Des voyageurs pas si bêtes

Êtes-vous araignée ou plutôt dauphin, renard ou taupe ? Réponse dans cet article qui explore les savoir-faire ordinaires que nous mobilisons à notre insu au cours de nos déplacements dans les transports en commun.

Notre quotidien est fait de mille habitudes insignifiantes, de savoir-faire très ordinaires, de compétences minuscules auxquels nous n'accordons, le plus souvent, aucune importance tant ils semblent naturels. Ces habitudes incorporées sont devenues étrangement invisibles. Elles sont inscrites dans notre chair 1 et dans la matérialité des objets techniques 2 qui encadrent nos pratiques. Elles guident nos pas, nous permettant ainsi de nous déplacer sans même y penser. Pourtant, il suffit qu'une panne, un oubli ou un accident survienne pour que, soudain, nous basculions dans l'incertitude et le doute. Ces moments de rupture qui brisent la « chaîne matricielle » du quotidien brouillent nos repères et déstabilisent nos appuis. En situation de crise, « l'ordre des choses » ne va plus de soi. Lorsque de telles situations se produisent, nous sommes face à l'obligation de « reprendre la main », de mobiliser des ressources cognitives nouvelles, d'opérer un détour réflexif pour construire des plans d'action de rechange. Mais la panique ou la peur bloque parfois notre capacité à recomposer de tels plans pour faire face à l'urgence 3.

Ces situations de panne ou de crise soulignent l'importance de ces microsavoirs qui font tenir notre quotidien et révèlent les compétences cognitives mobilisées par les personnes pour construire des plans d'action d'urgence. Cette réflexion théorique, issue de la sociologie des sciences et des techniques et de l'anthropologie cognitive, a servi de cadre à une recherche réalisée auprès des usagers du bus à Paris et à Rennes. Quelles ressources cognitives les voyageurs mobilisent-ils en situation perturbée (grève, interruption du trafic, accident) pour recomposer leur déplacement ? Quelles tactiques déploient-ils pour faire face à la « crise » ? Quels objets et quels savoir-faire mobilisent-ils au quotidien ou en situation perturbée pour construire et réajuster le programme de leur déplacement ?

L'araignée, dans les mailles du réseau

Pour résoudre cette énigme, tels des détectives soucieux du détail, nous avons « pisté », durant plusieurs mois, une quarantaine d'usagers des réseaux de bus parisien et rennais afin de saisir leurs pratiques de déplacement en situation ordinaire.
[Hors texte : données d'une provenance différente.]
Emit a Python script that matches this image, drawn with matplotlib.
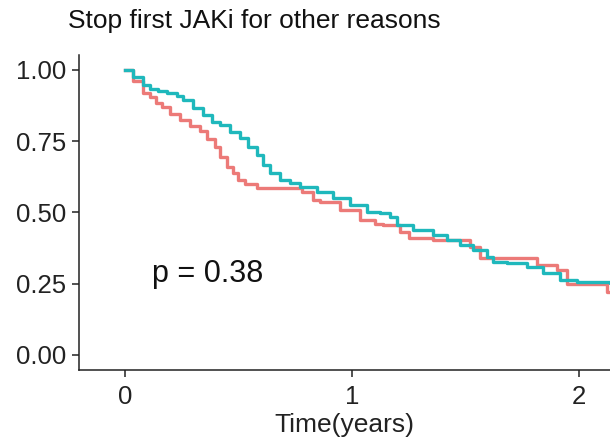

Après cette période de discrète filature, les membres de ce panel ont été invités à se soumettre à un test grandeur nature. Depuis leur domicile, ils devaient rejoindre en bus une destination inconnue les obligeant à combiner plusieurs lignes. Sur le chemin du retour, nous simulions une panne afin de mesurer leurs capacités d'adaptation en situation perturbée. L'examen de ces pratiques de déplacement nous a permis d'identifier quatre figures, quatre idéaux types au sens wébérien : l'araignée, le dauphin, le renard et la taupe. Cette typologie n'est pas construite sur les catégories sociales (âge, sexe, CSP) habituellement utilisées dans le domaine du transport, mais bien sur les capacités cognitives de la personne placée en situation perturbée. Sans plus attendre, suivons à la trace l'araignée. Au domicile de Mme X, après avoir échangé quelques politesses, nous lui rappelons brièvement l'objectif de l'étude et lui demandons d'ouvrir une première enveloppe. Elle s'exécute et lit à haute voix la consigne : « Vous devez vous rendre à l'Ecole militaire. Une grève du métro vous contraint à choisir un autre mode de transport. Vous disposez d'une heure ! »

Immédiatement, elle se lève, se dirige vers une pièce que nous devinons être son bureau. Confortablement assise face à une table, elle se saisit du guide de Paris qui se trouve dans son sac à main posé à ses pieds. « Ce guide de Paris, c'est ma bible, nous dit-elle en souriant, je l'ai toujours sur moi, c'est indispensable pour se repérer. » Ce guide, comme en témoigne son état dégradé, conserve les traces d'une utilisation quotidienne et les épreuves du voyage (pages déchirées, pochette plastifiée écornée). Entre les pages, des Post-it, avec des inscriptions que nous supposons écrites à la hâte, servent d'index. La carte de visite d'une librairie fait office de marque page. Elle connaît par coeur ce guide dont elle tourne les pages avec dextérité. « Ecole-Militaire, c'est ici » (elle laisse son doigt enfoncé au centre de la page). Elle décolle un Post-it qu'elle positionne à l'extrémité de l'index. L'angle du Post-it, tel un viseur, lui indique son point de mire.